[start of DATA]

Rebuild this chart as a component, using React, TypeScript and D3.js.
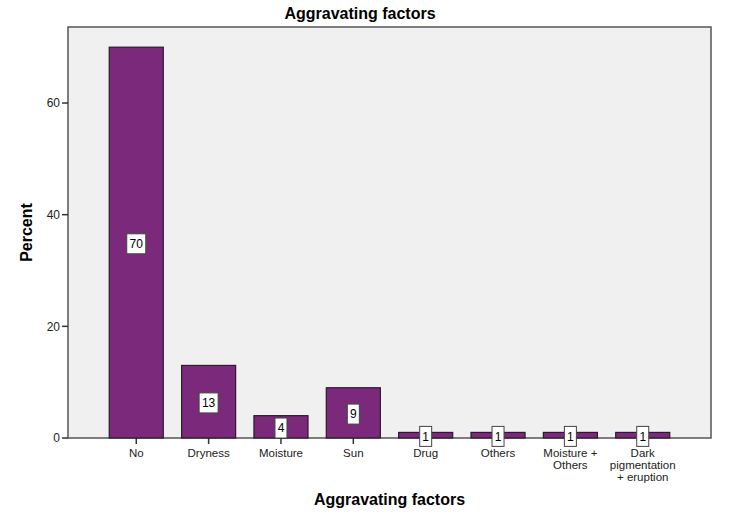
import React from "react";
import * as d3 from "d3";

const categories: string[][] = [
  ["No"],
  ["Dryness"],
  ["Moisture"],
  ["Sun"],
  ["Drug"],
  ["Others"],
  ["Moisture +", "Others"],
  ["Dark", "pigmentation", "+ eruption"],
];
const percents: number[] = [70, 13, 4, 9, 1, 1, 1, 1];
const yTicks: number[] = [0, 20, 40, 60];

const W = 732;
const H = 522;
const left = 68;
const right = 711;
const top = 27;
const bottom = 438;
const font = "'Liberation Sans', Arial, sans-serif";

export default function App() {
  const keys = categories.map((c) => c.join(" "));
  const x = d3
    .scaleBand<string>()
    .domain(keys)
    .range([left, right])
    .paddingInner(0.253)
    .paddingOuter(0.57);
  const y = d3.scaleLinear().domain([0, 70]).range([bottom, bottom - 70 * 5.583]);

  return (
    <svg
      width={W}
      height={H}
      style={{ position: "absolute", left: 0, top: 0, background: "#fff" }}
      fontFamily={font}
    >
      <rect x={0} y={0} width={W} height={H} fill="#fff" />
      <text x={360} y={19} textAnchor="middle" fontSize={16} fontWeight="bold" fill="#000">
        Aggravating factors
      </text>
      <rect x={left} y={top} width={right - left} height={bottom - top} fill="#f0f0f0" stroke="#555" strokeWidth={1.5} />
      {yTicks.map((t) => (
        <g key={t}>
          <line x1={left - 6} x2={left} y1={y(t)} y2={y(t)} stroke="#333" strokeWidth={1.5} />
          <text x={left - 8} y={y(t)} dy="0.35em" textAnchor="end" fontSize={12} fill="#222">
            {t}
          </text>
        </g>
      ))}
      {categories.map((lines, i) => {
        const k = keys[i];
        const cx = x(k)! + x.bandwidth() / 2;
        return (
          <g key={"t" + k}>
            <line x1={cx} x2={cx} y1={bottom} y2={bottom + 6} stroke="#333" strokeWidth={1.5} />
            {lines.map((ln, j) => (
              <text key={j} x={cx} y={457 + j * 12} textAnchor="middle" fontSize={11.5} fill="#222">
                {ln}
              </text>
            ))}
          </g>
        );
      })}
      {percents.map((v, i) => {
        const k = keys[i];
        const bx = x(k)!;
        const bw = x.bandwidth();
        return (
          <rect key={k} x={bx} y={y(v)} width={bw} height={bottom - y(v)} fill="#7b2a7b" stroke="#2a1a2a" strokeWidth={1.2} />
        );
      })}
      {percents.map((v, i) => {
        const k = keys[i];
        const cx = x(k)! + x.bandwidth() / 2;
        const cy = (y(v) + bottom) / 2 + 1.2;
        const label = String(v);
        const bw = label.length === 1 ? 12 : 19;
        return (
          <g key={"l" + k}>
            <rect x={cx - bw / 2} y={cy - 10} width={bw} height={20} fill="#fff" stroke="#444" strokeWidth={1} />
            <text x={cx} y={cy} dy="0.36em" textAnchor="middle" fontSize={12} fill="#000">
              {label}
            </text>
          </g>
        );
      })}
      <text x={(left + right) / 2} y={505} textAnchor="middle" fontSize={16} fontWeight="bold" fill="#000">
        Aggravating factors
      </text>
      <text
        transform={`translate(32, ${(top + bottom) / 2}) rotate(-90)`}
        textAnchor="middle"
        fontSize={16}
        fontWeight="bold"
        fill="#000"
      >
        Percent
      </text>
    </svg>
  );
}
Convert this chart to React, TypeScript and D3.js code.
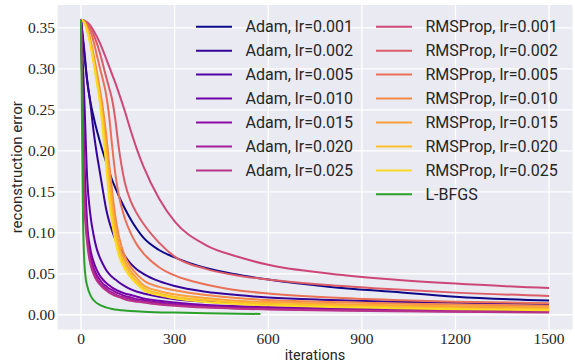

[end of DATA]

• **TASK BRIEF**
Give back every line exactly as it stands, pictures excluded.

• **RESPONSE TO THIS EXERCISE**
Rebuild this chart as a component, using React, TypeScript and D3.js.
import React from "react";
import * as d3 from "d3";

const categories: string[][] = [
  ["No"],
  ["Dryness"],
  ["Moisture"],
  ["Sun"],
  ["Drug"],
  ["Others"],
  ["Moisture +", "Others"],
  ["Dark", "pigmentation", "+ eruption"],
];
const percents: number[] = [70, 13, 4, 9, 1, 1, 1, 1];
const yTicks: number[] = [0, 20, 40, 60];

const W = 732;
const H = 522;
const left = 68;
const right = 711;
const top = 27;
const bottom = 438;
const font = "'Liberation Sans', Arial, sans-serif";

export default function App() {
  const keys = categories.map((c) => c.join(" "));
  const x = d3
    .scaleBand<string>()
    .domain(keys)
    .range([left, right])
    .paddingInner(0.253)
    .paddingOuter(0.57);
  const y = d3.scaleLinear().domain([0, 70]).range([bottom, bottom - 70 * 5.583]);

  return (
    <svg
      width={W}
      height={H}
      style={{ position: "absolute", left: 0, top: 0, background: "#fff" }}
      fontFamily={font}
    >
      <rect x={0} y={0} width={W} height={H} fill="#fff" />
      <text x={360} y={19} textAnchor="middle" fontSize={16} fontWeight="bold" fill="#000">
        Aggravating factors
      </text>
      <rect x={left} y={top} width={right - left} height={bottom - top} fill="#f0f0f0" stroke="#555" strokeWidth={1.5} />
      {yTicks.map((t) => (
        <g key={t}>
          <line x1={left - 6} x2={left} y1={y(t)} y2={y(t)} stroke="#333" strokeWidth={1.5} />
          <text x={left - 8} y={y(t)} dy="0.35em" textAnchor="end" fontSize={12} fill="#222">
            {t}
          </text>
        </g>
      ))}
      {categories.map((lines, i) => {
        const k = keys[i];
        const cx = x(k)! + x.bandwidth() / 2;
        return (
          <g key={"t" + k}>
            <line x1={cx} x2={cx} y1={bottom} y2={bottom + 6} stroke="#333" strokeWidth={1.5} />
            {lines.map((ln, j) => (
              <text key={j} x={cx} y={457 + j * 12} textAnchor="middle" fontSize={11.5} fill="#222">
                {ln}
              </text>
            ))}
          </g>
        );
      })}
      {percents.map((v, i) => {
        const k = keys[i];
        const bx = x(k)!;
        const bw = x.bandwidth();
        return (
          <rect key={k} x={bx} y={y(v)} width={bw} height={bottom - y(v)} fill="#7b2a7b" stroke="#2a1a2a" strokeWidth={1.2} />
        );
      })}
      {percents.map((v, i) => {
        const k = keys[i];
        const cx = x(k)! + x.bandwidth() / 2;
        const cy = (y(v) + bottom) / 2 + 1.2;
        const label = String(v);
        const bw = label.length === 1 ? 12 : 19;
        return (
          <g key={"l" + k}>
            <rect x={cx - bw / 2} y={cy - 10} width={bw} height={20} fill="#fff" stroke="#444" strokeWidth={1} />
            <text x={cx} y={cy} dy="0.36em" textAnchor="middle" fontSize={12} fill="#000">
              {label}
            </text>
          </g>
        );
      })}
      <text x={(left + right) / 2} y={505} textAnchor="middle" fontSize={16} fontWeight="bold" fill="#000">
        Aggravating factors
      </text>
      <text
        transform={`translate(32, ${(top + bottom) / 2}) rotate(-90)`}
        textAnchor="middle"
        fontSize={16}
        fontWeight="bold"
        fill="#000"
      >
        Percent
      </text>
    </svg>
  );
}
Convert this chart to React, TypeScript and D3.js code.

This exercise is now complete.